In the above example:
Largest value is $23,400, second-largest value is $23,400, third-largest value is $19,200

RSF using pivot table method = $23,400/$19,200 = 1.22
RSF using custom sort = $23,400/$23,400 = 1.00

Method I: Using Pivot Tables

1. Select the data and create a pivot table in a new sheet. Take vendor number in rows and invoice amount in column. To create a pivot table, go to Insert > Pivot Table.

2. Change the ‘Sum’ to ‘Max’ for invoice amount, this will give the maximum invoice amount for each vendor. To get maximum value, go to value field setting and select summarize value by ‘Max’.

3. Now in the data sheet, using ‘VLOOKUP’ function, copy the maximum invoice amount against the vendor line items in column D.

4. Now in column E use the “IF” formula to get invoice values. In cell E2, use this formula:
E2 = IF (C2=D2,0,C2)
The formula will copy all the invoice amounts except the maximum invoice amount in column E.

5. Now change the data source of the pivot table to include column D & E in the pivot table. To change the source go to Analyze > Change Data Source.

6. Now add the cloumn ‘invoice_amt_excluding_max’ (Column E) in Values and select ‘Max’ in the value field settings. This would give us both the largest and second largest invoice value in the Pivot table.

7. Calculate RSF in column D in Pivot table sheet.

Method II: Using Custom Sort and IF formula

1. Use ‘custom sort’ function and sort the data with vendor number in A to Z and Invoice Amount in smallest to largest. To use ‘custom sort’ go to Home > Sort & Filter > Custom Sort.

2. In column D, use the ‘IF’ formula to get the total record count. In cell D2, put 1. In cell D3, use the following formula:
D3 = If (A3=A1,D2+1,1)
Copy this formula till the last record in column D. This will give the total record count for each vendor.

3. Now value paste the column D, so that the value don’t change while sorting data.

4. Now again use ‘custom sort’ and sort the data with vendor number in A to Z and Invoice Amount in largest to smallest. This will give us the largest value as first record and second-largest value as second record.

5. Now in Column E use the same formula as used in column D. This will give us the value 1 for the largest value and 2 for the second-largest value.

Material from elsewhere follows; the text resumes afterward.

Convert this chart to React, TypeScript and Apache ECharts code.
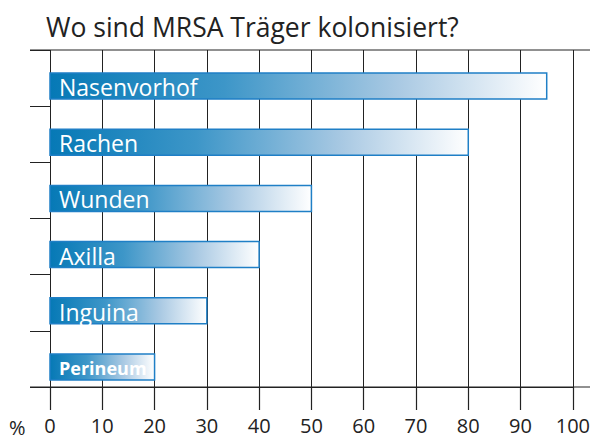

In cell E2 put 1 and in cell E3 following formula and Copy this formula till last record in column E.; E3 = If (A3=A1,E2+1,1)

6. Now use a combination of ‘IF’ and ‘AND’ formula to get second-largest value in the same row as that of largest value. Use the below formula starting with Cell F2;
F2 = if (And (A2=A3,E3=2),C3,0)
This will give the second-largest number in front of largest number.

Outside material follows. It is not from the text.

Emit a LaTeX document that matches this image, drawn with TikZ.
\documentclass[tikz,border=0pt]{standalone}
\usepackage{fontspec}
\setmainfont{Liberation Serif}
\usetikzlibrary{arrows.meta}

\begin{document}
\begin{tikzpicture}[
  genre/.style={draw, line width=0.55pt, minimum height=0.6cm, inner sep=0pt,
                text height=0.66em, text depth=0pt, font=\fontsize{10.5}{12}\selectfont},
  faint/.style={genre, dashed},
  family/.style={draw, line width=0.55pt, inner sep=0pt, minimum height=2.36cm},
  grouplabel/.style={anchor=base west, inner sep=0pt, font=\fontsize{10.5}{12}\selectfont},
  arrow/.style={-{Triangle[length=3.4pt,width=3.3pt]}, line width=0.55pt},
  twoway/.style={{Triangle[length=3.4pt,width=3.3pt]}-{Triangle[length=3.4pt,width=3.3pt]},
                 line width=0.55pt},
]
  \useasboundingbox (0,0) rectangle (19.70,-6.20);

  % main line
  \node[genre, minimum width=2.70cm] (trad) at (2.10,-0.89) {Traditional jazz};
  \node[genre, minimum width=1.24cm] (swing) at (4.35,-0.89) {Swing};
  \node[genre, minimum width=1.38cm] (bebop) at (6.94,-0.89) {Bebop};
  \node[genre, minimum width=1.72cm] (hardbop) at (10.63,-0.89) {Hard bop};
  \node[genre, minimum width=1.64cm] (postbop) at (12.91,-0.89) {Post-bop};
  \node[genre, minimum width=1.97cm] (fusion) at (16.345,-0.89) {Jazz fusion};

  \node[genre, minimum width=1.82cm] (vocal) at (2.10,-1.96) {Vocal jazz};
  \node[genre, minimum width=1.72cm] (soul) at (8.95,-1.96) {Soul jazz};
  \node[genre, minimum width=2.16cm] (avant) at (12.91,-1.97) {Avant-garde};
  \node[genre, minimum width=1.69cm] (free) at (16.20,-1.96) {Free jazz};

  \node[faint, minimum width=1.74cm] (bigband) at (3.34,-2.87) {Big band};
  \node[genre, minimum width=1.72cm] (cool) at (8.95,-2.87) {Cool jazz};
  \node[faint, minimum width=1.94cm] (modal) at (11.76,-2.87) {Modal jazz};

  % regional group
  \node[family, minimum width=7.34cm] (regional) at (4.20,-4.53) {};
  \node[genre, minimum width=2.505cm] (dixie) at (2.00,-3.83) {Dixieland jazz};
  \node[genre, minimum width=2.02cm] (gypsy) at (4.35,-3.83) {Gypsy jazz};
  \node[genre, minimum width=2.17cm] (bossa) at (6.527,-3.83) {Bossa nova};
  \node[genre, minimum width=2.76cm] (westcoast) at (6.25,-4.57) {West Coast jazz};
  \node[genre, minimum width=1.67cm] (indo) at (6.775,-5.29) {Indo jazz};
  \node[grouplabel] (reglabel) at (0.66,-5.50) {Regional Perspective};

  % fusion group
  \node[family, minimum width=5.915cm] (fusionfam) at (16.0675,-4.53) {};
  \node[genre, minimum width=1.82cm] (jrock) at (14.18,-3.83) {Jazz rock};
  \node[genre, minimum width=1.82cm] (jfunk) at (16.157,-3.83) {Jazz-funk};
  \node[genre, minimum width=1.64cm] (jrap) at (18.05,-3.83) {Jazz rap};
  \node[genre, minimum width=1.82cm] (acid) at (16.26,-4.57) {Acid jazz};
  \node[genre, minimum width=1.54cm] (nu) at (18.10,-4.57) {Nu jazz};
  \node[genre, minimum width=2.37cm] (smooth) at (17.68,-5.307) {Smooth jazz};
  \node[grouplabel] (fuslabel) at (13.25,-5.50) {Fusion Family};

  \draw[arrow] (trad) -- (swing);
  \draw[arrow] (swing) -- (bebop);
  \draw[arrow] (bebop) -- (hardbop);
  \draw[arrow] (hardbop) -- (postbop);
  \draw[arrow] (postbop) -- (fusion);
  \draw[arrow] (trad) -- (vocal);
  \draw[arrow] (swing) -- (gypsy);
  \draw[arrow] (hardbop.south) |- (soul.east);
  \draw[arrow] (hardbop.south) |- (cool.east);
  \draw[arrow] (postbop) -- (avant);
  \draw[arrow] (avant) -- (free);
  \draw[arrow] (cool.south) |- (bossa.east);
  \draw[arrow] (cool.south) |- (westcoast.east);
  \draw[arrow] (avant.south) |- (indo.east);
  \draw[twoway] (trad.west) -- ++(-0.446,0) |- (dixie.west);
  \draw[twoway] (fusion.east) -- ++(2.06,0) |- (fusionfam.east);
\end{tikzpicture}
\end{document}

7. Now delete all the rows with value “0” in column F and calculate RSF for the rest of the line items.

Note:

  1. The total record count in column D, for vendors where the largest and second-largest invoice amount are the same, is showing one less than the actual count. For example, for vendor code V4406, total records are 15 but in column D it is showing as 14 (cell D4). I’m unable to understand the reason for it.

You can download the Excel files I used here, for Pivot table method , Custom Sort Method and Pivot table Filter method.
If you know any other method to calculate RSF in Excel, please do let me know.

Edit 1 – 09 Sept 2017

I recently came across another method to calculate RSF in Excel using Pivot tables.
Method III: Using Pivot Tables Filter Method

1. Create a pivot table in a new sheet. Take vendor number and invoice number in rows and invoice amount in column.

2. Go in any cell in Invoice Number Column. Right click, go to filter and then go to top ten items.

3. In the filter dialogue box, select top 2 items.

4. Now you will get for every vendor the top two invoice amounts. Copy this data in the new sheet.

5. Now in Column D use the ‘IF’ formula. This formula will give us the value ‘1’ for the largest value and ‘2’ for the second-largest value. In cell D3 put 1 and in cell D4 following formula;
D4 = If (A4=A2,D3+1,1)

6. Now use a combination of ‘IF’ and ‘AND’ formula to get second-largest value in the same row as that of largest value. Use the below formula starting with Cell E3;
E3 = If (And (A3=A4,D4=2),C4,0)

7. Now, in column F calculate RSF. You can delete with zero values in column E. These are the vendors only with single invoice.